Of course, things aren’t that black and white, but it isn’t too much of a stretch to claim that if the Reds snared the Chilean superstar instead of the Gunners last year, things would have been an awful lot different for them right now.
The success of Liverpool’s 2013/14 campaign was all about their insatiable desire to create as much havoc as possible, and there is little doubt that—of the players apparently within their transfer grasp—Sanchez was the best one available who could recreate Suarez’s role in proceedings.

Having just finished above Chelsea, Arsenal and Manchester United in the league, Liverpool surely sensed the moment as a chance to safeguard their long-term future, but instead, they found themselves back at square one.
The failure to sign Sanchez was compounded by the unfortunate injuries to Daniel Sturridge and the realisation that the type of forwards Brendan Rodgers had brought into the club—namely Mario Balotelli and Rickie Lambert—were clearly not suited to the previous season’s template.
Suddenly, instead of having a team full of runners who were willing to get in behind the opposition defence, the Reds were playing the ball into a static target man—someone whose lack of mobility was making everything break down behind them.

Of course, Rodgers couldn’t have predicted Sturridge’s injuries, but given his history, the Liverpool boss could have safeguarded against them. Sanchez proved in 2014/15 that—much like Suarez—he is built for the rigours of an English league season.
He seemed to get better as his first Gunners campaign went on—drifting in from the left to provide dynamic attacking support as he played off Olivier Giroud or dovetailed spectacularly with Mesut Ozil.
He’s not been the player to take the Gunners to the mythical “next level” because they still aren’t there yet. Back-to-back FA Cups haven’t brought them any closer to winning the Premier League or becoming a force in the Champions League.
But at a time when Arsene Wenger was yet again under pressure, Sanchez offered that longed-for sprinkling of stardust—he was a player the supporters would pin their hopes on and the man they’d pay their money just to watch.
Do Liverpool have one of those?

Philippe Coutinho is surely the closest thing, but until recently, he’s always been a player who sparks off those around him rather than dragging them to a higher level. The little Brazilian was electric when he played with Suarez, and there’s every reason to believe he’d have been the same with Sanchez over time.
All that said, Liverpool can’t afford to wonder what might have been any longer.
They face up to Sanchez and Arsenal on Monday night three points ahead of the Gunners in the league following the workmanlike victories over Stoke City and Bournemouth that saw them concede just three shots on target in 180 minutes.
That’s a far cry from the three goals they shipped in eight minutes at the Emirates Stadium back in April, when shambolic defending allowed the man who got away from them and his team-mates to steamroll them in a 4-1 victory.

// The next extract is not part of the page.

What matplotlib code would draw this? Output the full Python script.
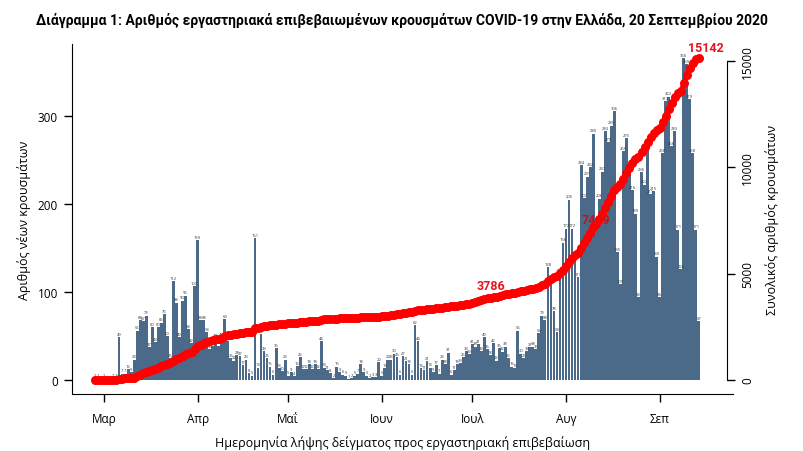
import numpy as np
import pandas as pd
import matplotlib
matplotlib.use("Agg")
import matplotlib.pyplot as plt
import matplotlib.dates as mdates

plt.rcParams['font.family'] = ['Open Sans', 'DejaVu Sans']

# ημερήσια κρούσματα ανά ημερομηνία δείγματος (από 27/2)
start_date = "2020-02-27"
daily_cases = [
    2, 2, 0, 2, 0, 0, 2, 2, 49,
    7, 7, 12, 9, 23, 56, 68, 67, 73, 37, 60, 43, 60, 65, 75, 50, 25, 112, 88, 49,
    90, 96, 58, 42, 107, 159, 68, 68, 54, 35, 39, 47, 39, 49, 69, 44, 25, 22, 28,
    27, 17, 23, 8, 5, 161,
    14, 52, 33, 25, 15, 6, 36, 13, 10, 23, 5, 9, 4, 16, 26, 12, 12, 18, 12, 18, 12, 44,
    14, 11, 8, 2, 15, 9, 6, 5, 1, 2, 5, 7, 18,
    9, 5, 2, 3, 3, 20,
    5, 13, 23, 23, 30, 26, 6, 27, 21, 18, 6, 62,
    44, 13, 11, 21, 14, 9, 17, 7, 23, 18, 31, 6, 11, 18, 19, 26, 33, 29, 41, 38,
    41, 33, 49, 35, 28, 42, 22, 36, 32, 38, 25, 15, 13, 56, 30, 25, 33, 37, 38, 35,
    53, 73, 68, 128, 110, 78, 54, 121, 156, 172, 205, 172, 137, 117, 244, 207, 231,
    242, 280, 172, 206, 237, 283, 270, 289, 306,
    145, 109, 260, 275, 241, 216, 189, 94,
    236, 222, 264, 211, 215, 140, 94, 258, 317, 322, 266, 283, 171, 126, 366, 359,
    319, 258, 171, 67,
]

month_starts = ["2020-03-01", "2020-04-01", "2020-05-01", "2020-06-01",
                "2020-07-01", "2020-08-01", "2020-09-01"]
month_labels = ["Μαρ", "Απρ", "Μαΐ", "Ιουν", "Ιουλ", "Αυγ", "Σεπ"]

# σημεία με ετικέτα στη σωρευτική καμπύλη
milestone_days = [131, 166, 200]
milestone_text = ["3786", "7469", "15142"]

x = mdates.date2num(pd.date_range(start_date, periods=len(daily_cases), freq="D"))
cumulative = np.cumsum(daily_cases)

W, H = 804, 452
fig = plt.figure(figsize=(W / 100, H / 100), dpi=100)
x0, x1, y0, y1 = 72, 733, 45, 395
ax = fig.add_axes([x0 / W, 1 - y1 / H, (x1 - x0) / W, (y1 - y0) / H])

ax.bar(x, daily_cases, width=0.92, color='#4b6a89', zorder=2)
for xi, v in zip(x, daily_cases):
    ax.text(xi, v + 1.5, str(v), ha='center', va='bottom', fontsize=3.0,
            color='#333333', zorder=3)

ax.set_ylim(-16, 382)
ax.set_xlim(x[0] - 7.6, x[0] + 211.3)
for s in ['top', 'right']:
    ax.spines[s].set_visible(False)

ax.set_yticks([0, 100, 200, 300])
ax.set_yticklabels(['0', '100', '200', '300'], fontsize=8.5)
ax.set_xticks(mdates.date2num(pd.to_datetime(month_starts)))
ax.set_xticklabels(month_labels, fontsize=8.5)
ax.tick_params(axis='both', length=6, width=1.0, direction='out', pad=4)
ax.tick_params(axis='x', pad=7)
ax.set_ylabel('Αριθμός νέων κρουσμάτων', fontsize=9, labelpad=5)
ax.set_xlabel('Ημερομηνία λήψης δείγματος προς εργαστηριακή επιβεβαίωση',
              fontsize=9, labelpad=7)

ax2 = ax.twinx()
ax2.plot(x, cumulative, color='#ff0000', lw=3, marker='o', ms=6.5,
         markeredgewidth=0, zorder=4)
ax2.set_ylim(-658, 15797)
for s in ['top', 'left', 'bottom']:
    ax2.spines[s].set_visible(False)
ax2.spines['right'].set_position(('axes', (727 - x0) / (x1 - x0)))
ax2.spines['right'].set_bounds(0, 15000)
ax2.set_yticks([0, 5000, 10000, 15000])
ax2.set_yticklabels(['0', '5000', '10000', '15000'], rotation=90, va='center',
                    fontsize=8.5)
ax2.tick_params(axis='y', length=6, width=1.0, pad=4)
ax2.set_ylabel('Συνολικός αριθμός κρουσμάτων', fontsize=9, labelpad=8)

# ετικέτες σωρευτικών τιμών
m0, m1, m2 = milestone_days
ax2.annotate(milestone_text[0], (x[m0], cumulative[m0]),
             xytext=(0, 4), textcoords='offset points', ha='center', va='bottom',
             color='#e8141e', fontsize=9, fontweight='bold', family='Roboto', zorder=5)
ax.annotate(milestone_text[1], (x[m1], cumulative[m1]),
            xycoords=ax2.transData, xytext=(0, 3), textcoords='offset points',
            ha='center', va='center', color='#c0141e', fontsize=9,
            fontweight='bold', family='Roboto', zorder=5)
ax2.annotate(milestone_text[2], (x[m2], cumulative[m2]),
             xytext=(5, 3), textcoords='offset points', ha='center', va='bottom',
             color='#e8141e', fontsize=9, fontweight='bold', family='Roboto', zorder=5)

fig.text(0.5, 1 - 20 / H,
         'Διάγραμμα 1: Αριθμός εργαστηριακά επιβεβαιωμένων κρουσμάτων COVID-19 '
         'στην Ελλάδα, 20 Σεπτεμβρίου 2020',
         ha='center', va='center', fontsize=10, fontweight='bold',
         family=['Roboto', 'DejaVu Sans'])

fig.savefig('out.png', dpi=100)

Better defensive organisation will be needed if they are to have any hope of avoiding such embarrassment this time around, with a good result perhaps indicating that the club have moved on from missing out on Sanchez.
He remains a “what might have been,” but a solid start means the current Liverpool should only be focusing on what is.
Win at the Emirates, and a sliding door could be closed on the Sanchez disappointment forever.